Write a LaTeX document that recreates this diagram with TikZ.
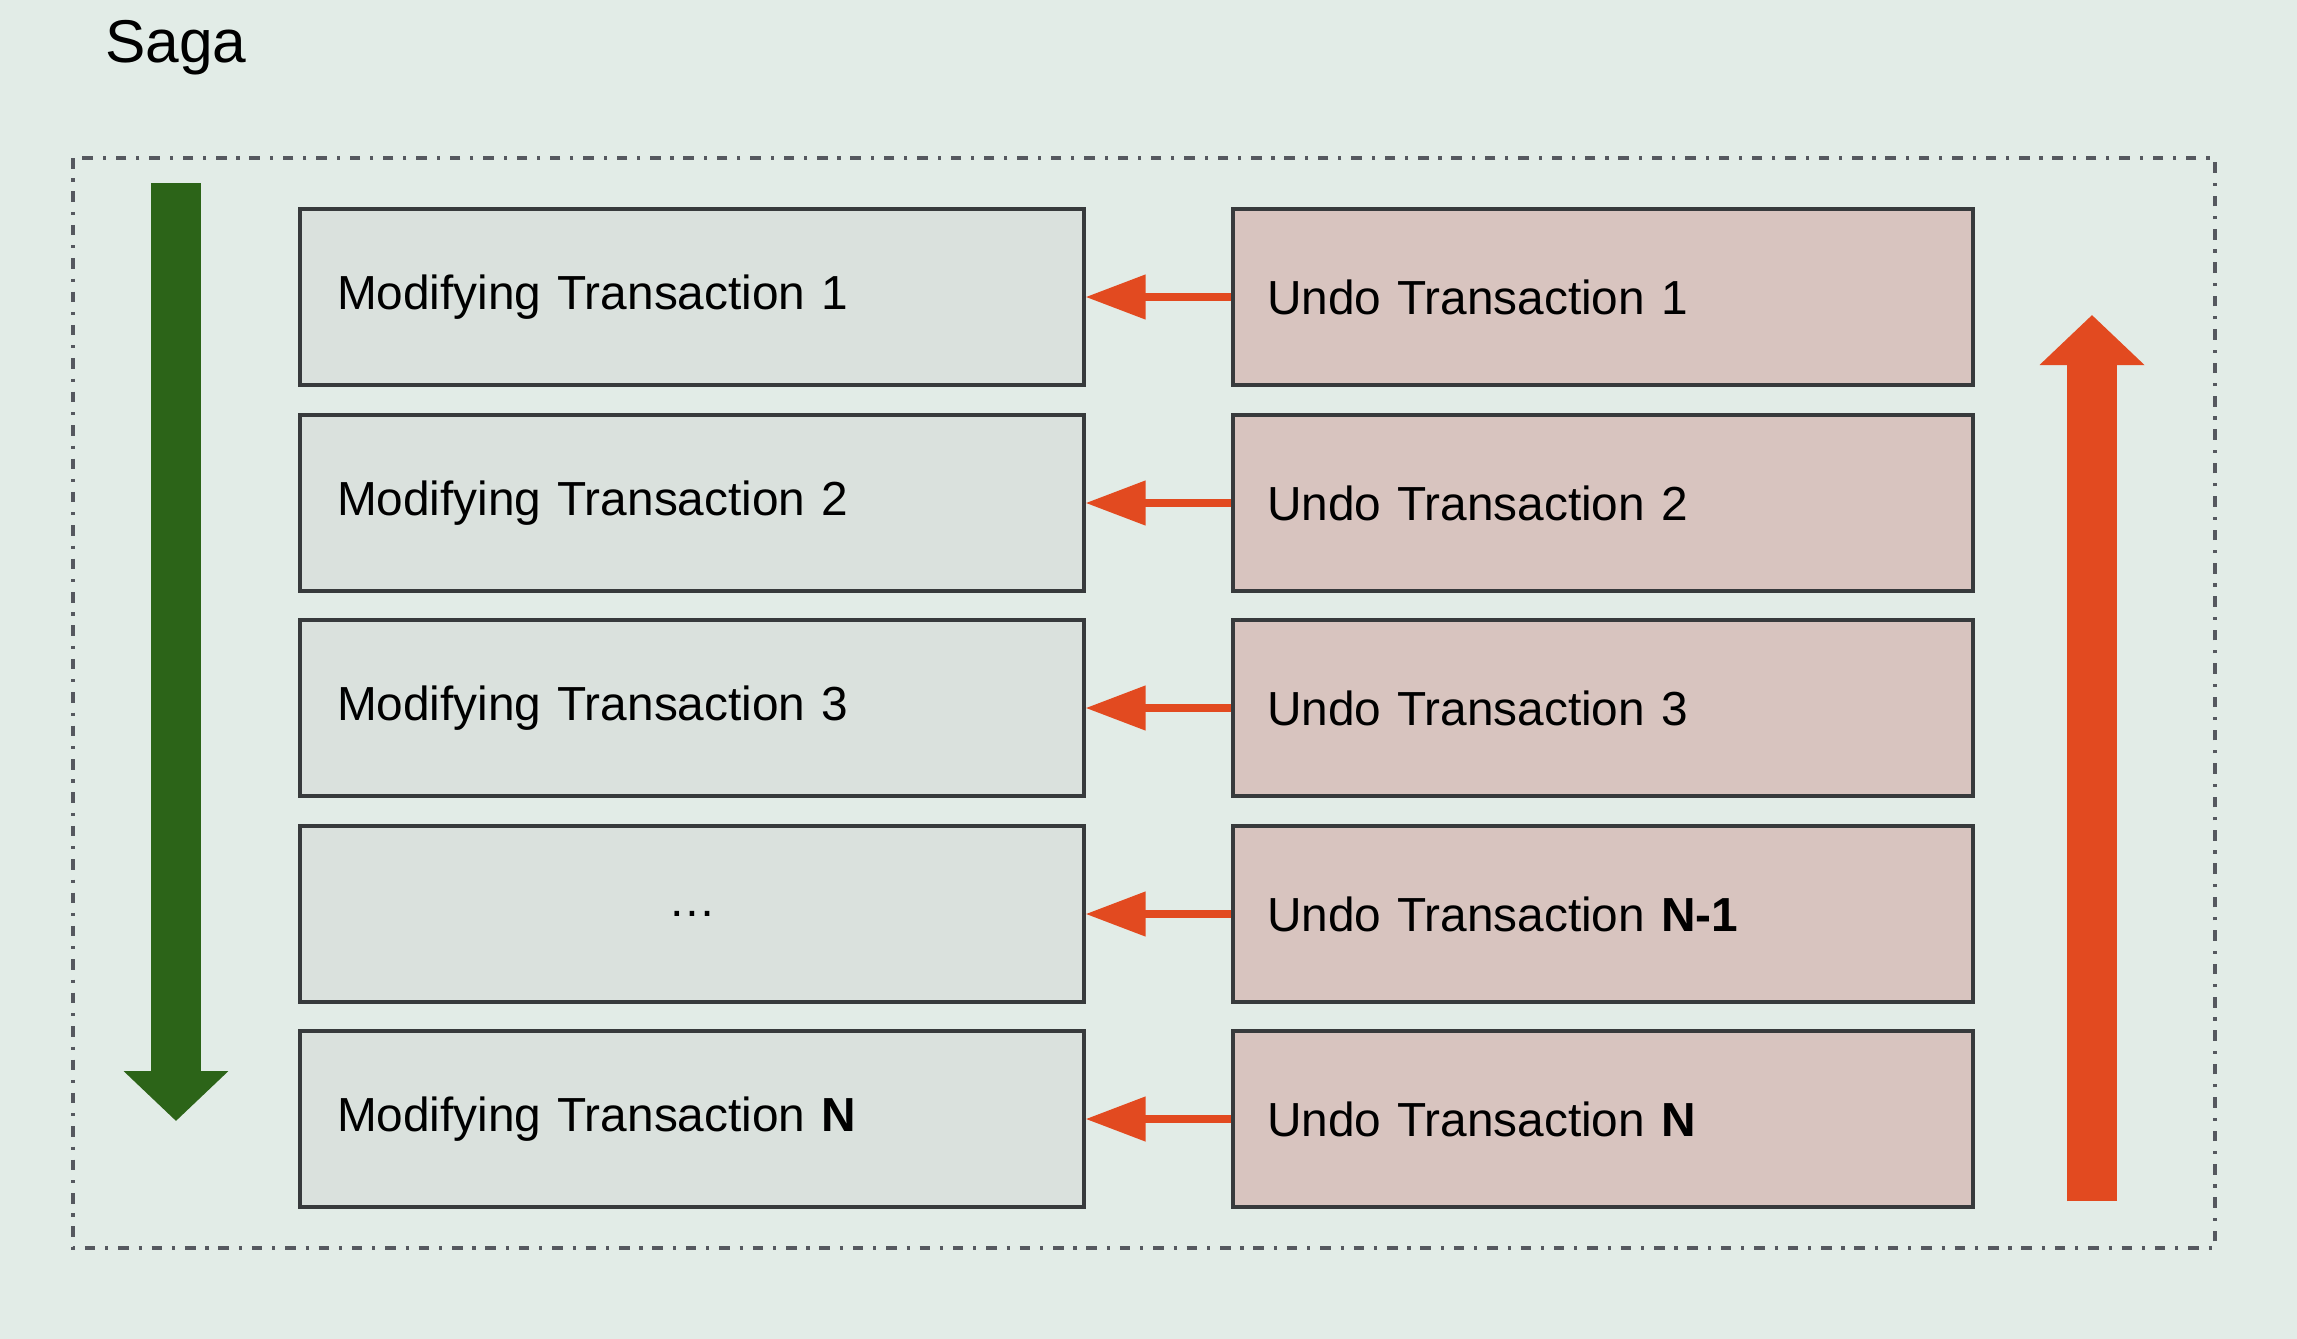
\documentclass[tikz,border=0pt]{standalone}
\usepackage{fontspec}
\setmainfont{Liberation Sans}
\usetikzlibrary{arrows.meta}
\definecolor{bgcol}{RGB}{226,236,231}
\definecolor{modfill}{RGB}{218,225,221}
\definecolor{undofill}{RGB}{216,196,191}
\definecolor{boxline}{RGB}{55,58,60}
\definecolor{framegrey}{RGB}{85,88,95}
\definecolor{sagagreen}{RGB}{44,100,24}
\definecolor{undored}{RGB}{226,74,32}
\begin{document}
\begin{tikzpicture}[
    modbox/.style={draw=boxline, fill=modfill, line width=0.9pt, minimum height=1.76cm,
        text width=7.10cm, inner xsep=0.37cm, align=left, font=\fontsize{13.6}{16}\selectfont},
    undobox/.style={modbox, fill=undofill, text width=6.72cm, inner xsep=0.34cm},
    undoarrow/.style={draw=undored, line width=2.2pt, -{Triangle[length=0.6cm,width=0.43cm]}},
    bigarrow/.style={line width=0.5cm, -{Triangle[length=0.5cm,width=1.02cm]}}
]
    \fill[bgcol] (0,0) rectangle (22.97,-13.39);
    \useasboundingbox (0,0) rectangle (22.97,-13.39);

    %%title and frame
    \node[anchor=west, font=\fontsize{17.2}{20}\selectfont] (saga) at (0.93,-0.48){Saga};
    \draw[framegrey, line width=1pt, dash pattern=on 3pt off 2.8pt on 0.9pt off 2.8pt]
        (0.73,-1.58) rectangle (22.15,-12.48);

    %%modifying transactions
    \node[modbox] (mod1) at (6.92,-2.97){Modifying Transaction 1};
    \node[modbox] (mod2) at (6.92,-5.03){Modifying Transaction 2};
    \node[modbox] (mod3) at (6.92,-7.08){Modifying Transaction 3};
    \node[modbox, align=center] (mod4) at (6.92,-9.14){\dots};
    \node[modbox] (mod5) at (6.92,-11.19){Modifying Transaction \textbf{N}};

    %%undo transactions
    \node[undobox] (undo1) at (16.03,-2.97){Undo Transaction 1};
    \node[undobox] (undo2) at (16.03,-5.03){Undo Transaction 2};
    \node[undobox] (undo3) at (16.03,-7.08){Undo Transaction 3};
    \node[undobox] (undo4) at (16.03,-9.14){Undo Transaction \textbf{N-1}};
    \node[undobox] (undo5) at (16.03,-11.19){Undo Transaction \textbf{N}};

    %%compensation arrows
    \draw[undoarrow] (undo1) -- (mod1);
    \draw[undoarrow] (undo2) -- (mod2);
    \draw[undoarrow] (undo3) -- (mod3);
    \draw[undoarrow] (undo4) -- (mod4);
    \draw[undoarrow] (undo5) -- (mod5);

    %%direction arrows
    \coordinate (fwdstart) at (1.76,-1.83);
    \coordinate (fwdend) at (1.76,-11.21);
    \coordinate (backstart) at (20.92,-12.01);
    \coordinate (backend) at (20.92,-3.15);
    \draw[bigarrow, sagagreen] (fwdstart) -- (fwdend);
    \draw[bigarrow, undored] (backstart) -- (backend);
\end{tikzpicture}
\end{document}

-=-=-=-=-

Objective:
Make an exact copy of the whole listing, but don't bring over any pictures.

Output:
Write a LaTeX document that recreates this diagram with TikZ.
\documentclass[tikz,border=0pt]{standalone}
\usepackage{fontspec}
\setmainfont{Liberation Sans}
\usetikzlibrary{arrows.meta}
\definecolor{bgcol}{RGB}{226,236,231}
\definecolor{modfill}{RGB}{218,225,221}
\definecolor{undofill}{RGB}{216,196,191}
\definecolor{boxline}{RGB}{55,58,60}
\definecolor{framegrey}{RGB}{85,88,95}
\definecolor{sagagreen}{RGB}{44,100,24}
\definecolor{undored}{RGB}{226,74,32}
\begin{document}
\begin{tikzpicture}[
    modbox/.style={draw=boxline, fill=modfill, line width=0.9pt, minimum height=1.76cm,
        text width=7.10cm, inner xsep=0.37cm, align=left, font=\fontsize{13.6}{16}\selectfont},
    undobox/.style={modbox, fill=undofill, text width=6.72cm, inner xsep=0.34cm},
    undoarrow/.style={draw=undored, line width=2.2pt, -{Triangle[length=0.6cm,width=0.43cm]}},
    bigarrow/.style={line width=0.5cm, -{Triangle[length=0.5cm,width=1.02cm]}}
]
    \fill[bgcol] (0,0) rectangle (22.97,-13.39);
    \useasboundingbox (0,0) rectangle (22.97,-13.39);

    %%title and frame
    \node[anchor=west, font=\fontsize{17.2}{20}\selectfont] (saga) at (0.93,-0.48){Saga};
    \draw[framegrey, line width=1pt, dash pattern=on 3pt off 2.8pt on 0.9pt off 2.8pt]
        (0.73,-1.58) rectangle (22.15,-12.48);

    %%modifying transactions
    \node[modbox] (mod1) at (6.92,-2.97){Modifying Transaction 1};
    \node[modbox] (mod2) at (6.92,-5.03){Modifying Transaction 2};
    \node[modbox] (mod3) at (6.92,-7.08){Modifying Transaction 3};
    \node[modbox, align=center] (mod4) at (6.92,-9.14){\dots};
    \node[modbox] (mod5) at (6.92,-11.19){Modifying Transaction \textbf{N}};

    %%undo transactions
    \node[undobox] (undo1) at (16.03,-2.97){Undo Transaction 1};
    \node[undobox] (undo2) at (16.03,-5.03){Undo Transaction 2};
    \node[undobox] (undo3) at (16.03,-7.08){Undo Transaction 3};
    \node[undobox] (undo4) at (16.03,-9.14){Undo Transaction \textbf{N-1}};
    \node[undobox] (undo5) at (16.03,-11.19){Undo Transaction \textbf{N}};

    %%compensation arrows
    \draw[undoarrow] (undo1) -- (mod1);
    \draw[undoarrow] (undo2) -- (mod2);
    \draw[undoarrow] (undo3) -- (mod3);
    \draw[undoarrow] (undo4) -- (mod4);
    \draw[undoarrow] (undo5) -- (mod5);

    %%direction arrows
    \coordinate (fwdstart) at (1.76,-1.83);
    \coordinate (fwdend) at (1.76,-11.21);
    \coordinate (backstart) at (20.92,-12.01);
    \coordinate (backend) at (20.92,-3.15);
    \draw[bigarrow, sagagreen] (fwdstart) -- (fwdend);
    \draw[bigarrow, undored] (backstart) -- (backend);
\end{tikzpicture}
\end{document}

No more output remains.